March 30, 2017 Columbia University (by Jan Svejnar)  For the last five years the global economy has grown at a disappointingly slow rate of about 3 percent. Every year the rate of growth fell below expectations and this gradually resulted in lower future output expectations and reduction in spending and potential GDP growth.

Global economic activity is now projected by many institutions to accelerate in the next few years. There is considerable uncertainty about the actual outcome, however, given the fragile political and economic situation in Europe and the as yet not fully defined policies of the new U.S. administration.

There are both upside and downside risks to economic growth. In particular, global growth will accelerate if Europe finally enters an extended period of substantial economic boom and the US and China policy stimulus turns out to be sizable. On the negative side one observes growing uncertainty a tendency toward inward-looking policy orientation and protectionism in the US, possible tightening in global financial conditions, increased geopolitical tensions, and a possible economic growth slowdown in China below the expected 6.5percent.

Europe is showing signs of broader economic recovery, but the situation is fragile with Brexit, potential Frexit, precarious situation of Italian banks, and rotation at the helm of the European Central Bank.
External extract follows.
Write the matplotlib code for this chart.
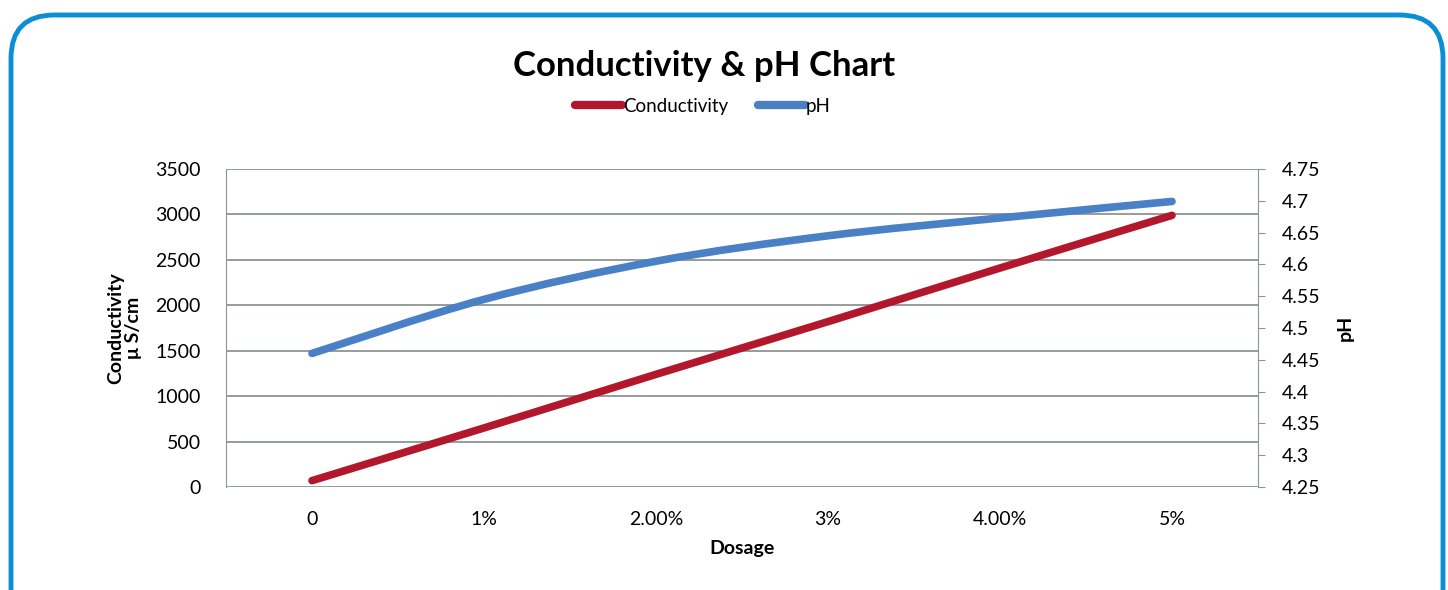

China’s economic policies have been effective. The risk to China’s growth comes primarily from potentially weak external demand, shocks to international trade, and slower private investment. In the US, the question arises about the size and composition of the fiscal stimulus, the actions of the FED, and the response of the business and household sectors. What is crucial is whether the US stimulus package will bring about dynamic effects in terms of rising productivity or just greater indebtedness of the economy.

The following are key developments to watch out for as we move forward:

Will there be a turn to protectionism in trade, FDI and technology transfer policies, which would have a negative effect on growth?

Will we observe a continuation of the slowdown in investment growth in emerging market economies, where it fell from double digits to less than 4 percent in recent years?

In Europe, will Brexit and other centrifugal tendencies lead to a greater risk of disintegration of the Eurozone or the EU?

In the US, will the FED persevere in meeting its targets of creating full employment and getting inflation to 2 percent; will the upcoming policy changes result in acceleration of domestic business investment?

Will financial vulnerabilities in a number of key countries translate into economic crises?

Will emerging market economies, especially China and India, play a bigger role in sustaining a co-operative global order?

Will the interplay between economics and geopolitics become a defining feature of global economic growth and stability?

Overall, the world economy has great strengths and considerable potential for growth. The risks and uncertainties are mostly brought about by potential policy steps rather than external shocks. It is up to the key global policy makers to realize or waste the opportunity for further advancement.